DATASET EXCERPT —
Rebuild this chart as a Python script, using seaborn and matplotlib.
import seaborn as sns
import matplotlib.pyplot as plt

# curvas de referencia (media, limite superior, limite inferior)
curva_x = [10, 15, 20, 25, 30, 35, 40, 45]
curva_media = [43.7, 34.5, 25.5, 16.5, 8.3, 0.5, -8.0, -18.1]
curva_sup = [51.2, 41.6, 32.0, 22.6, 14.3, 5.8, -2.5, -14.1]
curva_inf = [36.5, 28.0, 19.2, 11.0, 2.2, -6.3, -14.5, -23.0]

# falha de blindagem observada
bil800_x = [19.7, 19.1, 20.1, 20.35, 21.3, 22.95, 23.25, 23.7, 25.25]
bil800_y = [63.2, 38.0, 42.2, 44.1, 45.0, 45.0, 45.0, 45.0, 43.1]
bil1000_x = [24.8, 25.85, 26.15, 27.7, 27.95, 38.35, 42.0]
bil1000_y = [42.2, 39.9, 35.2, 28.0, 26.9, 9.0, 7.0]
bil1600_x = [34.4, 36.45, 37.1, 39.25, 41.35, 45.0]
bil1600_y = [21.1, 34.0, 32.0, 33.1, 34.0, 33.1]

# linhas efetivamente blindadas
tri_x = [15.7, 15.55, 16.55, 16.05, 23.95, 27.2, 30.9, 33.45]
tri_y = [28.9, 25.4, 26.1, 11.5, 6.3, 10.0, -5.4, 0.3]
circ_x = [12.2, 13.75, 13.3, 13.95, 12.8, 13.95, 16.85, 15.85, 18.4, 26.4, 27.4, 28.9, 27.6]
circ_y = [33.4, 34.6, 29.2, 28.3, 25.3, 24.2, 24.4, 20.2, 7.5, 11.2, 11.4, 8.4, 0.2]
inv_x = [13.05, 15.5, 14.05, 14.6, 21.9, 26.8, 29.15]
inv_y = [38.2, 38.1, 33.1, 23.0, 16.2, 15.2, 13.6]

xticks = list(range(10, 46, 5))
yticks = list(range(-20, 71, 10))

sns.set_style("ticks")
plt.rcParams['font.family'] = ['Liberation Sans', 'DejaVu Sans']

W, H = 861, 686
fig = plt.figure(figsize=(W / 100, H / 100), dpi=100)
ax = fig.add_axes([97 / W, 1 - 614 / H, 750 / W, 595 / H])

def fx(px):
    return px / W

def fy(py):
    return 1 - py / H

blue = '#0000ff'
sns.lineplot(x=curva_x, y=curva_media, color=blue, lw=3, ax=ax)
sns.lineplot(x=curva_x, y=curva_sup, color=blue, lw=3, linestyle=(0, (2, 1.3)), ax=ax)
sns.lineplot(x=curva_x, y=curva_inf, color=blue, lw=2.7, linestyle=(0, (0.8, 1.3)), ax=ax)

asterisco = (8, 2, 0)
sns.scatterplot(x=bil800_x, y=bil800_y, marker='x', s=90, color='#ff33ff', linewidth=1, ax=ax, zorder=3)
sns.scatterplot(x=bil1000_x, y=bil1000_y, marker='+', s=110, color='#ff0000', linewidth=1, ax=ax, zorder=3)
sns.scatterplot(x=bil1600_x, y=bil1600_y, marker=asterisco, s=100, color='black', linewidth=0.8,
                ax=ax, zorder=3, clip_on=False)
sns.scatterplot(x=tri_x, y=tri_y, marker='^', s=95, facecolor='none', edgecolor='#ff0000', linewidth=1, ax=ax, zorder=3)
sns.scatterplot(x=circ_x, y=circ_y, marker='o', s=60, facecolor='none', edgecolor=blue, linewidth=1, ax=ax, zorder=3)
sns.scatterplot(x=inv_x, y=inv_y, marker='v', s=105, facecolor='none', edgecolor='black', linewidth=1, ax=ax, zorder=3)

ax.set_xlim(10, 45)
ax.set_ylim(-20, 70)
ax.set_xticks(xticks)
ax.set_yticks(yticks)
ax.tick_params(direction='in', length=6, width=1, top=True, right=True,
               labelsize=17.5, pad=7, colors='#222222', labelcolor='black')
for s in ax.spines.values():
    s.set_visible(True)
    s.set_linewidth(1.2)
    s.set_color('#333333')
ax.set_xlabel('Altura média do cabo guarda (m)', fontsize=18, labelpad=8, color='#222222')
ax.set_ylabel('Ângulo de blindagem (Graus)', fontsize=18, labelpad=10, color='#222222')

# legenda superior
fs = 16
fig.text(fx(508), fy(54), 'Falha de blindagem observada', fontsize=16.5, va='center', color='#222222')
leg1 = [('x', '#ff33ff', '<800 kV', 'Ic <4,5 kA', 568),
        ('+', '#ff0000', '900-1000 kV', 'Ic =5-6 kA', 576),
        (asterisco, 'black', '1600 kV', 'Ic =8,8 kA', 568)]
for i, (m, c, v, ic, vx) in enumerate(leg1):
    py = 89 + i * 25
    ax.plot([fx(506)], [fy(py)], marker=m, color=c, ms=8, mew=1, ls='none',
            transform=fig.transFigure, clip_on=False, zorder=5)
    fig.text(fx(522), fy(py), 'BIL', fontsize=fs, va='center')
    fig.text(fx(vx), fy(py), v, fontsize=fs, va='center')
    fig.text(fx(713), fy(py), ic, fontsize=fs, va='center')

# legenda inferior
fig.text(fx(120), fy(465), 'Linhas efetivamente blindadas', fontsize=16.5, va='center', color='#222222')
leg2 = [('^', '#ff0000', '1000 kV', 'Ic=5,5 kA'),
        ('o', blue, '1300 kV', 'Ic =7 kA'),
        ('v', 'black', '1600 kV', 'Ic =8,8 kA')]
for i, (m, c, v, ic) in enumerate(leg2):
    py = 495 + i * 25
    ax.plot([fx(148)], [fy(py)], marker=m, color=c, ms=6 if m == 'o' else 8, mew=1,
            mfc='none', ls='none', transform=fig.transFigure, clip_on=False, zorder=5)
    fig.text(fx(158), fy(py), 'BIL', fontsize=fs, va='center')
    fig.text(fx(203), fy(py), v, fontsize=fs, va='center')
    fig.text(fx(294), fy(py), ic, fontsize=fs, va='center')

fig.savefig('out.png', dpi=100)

GIVEN REQUEST — From the data above, copy each line where the string "matplotlib" appears.

FINISHED TASK —
Rebuild this chart as a Python script, using seaborn and matplotlib.
import matplotlib.pyplot as plt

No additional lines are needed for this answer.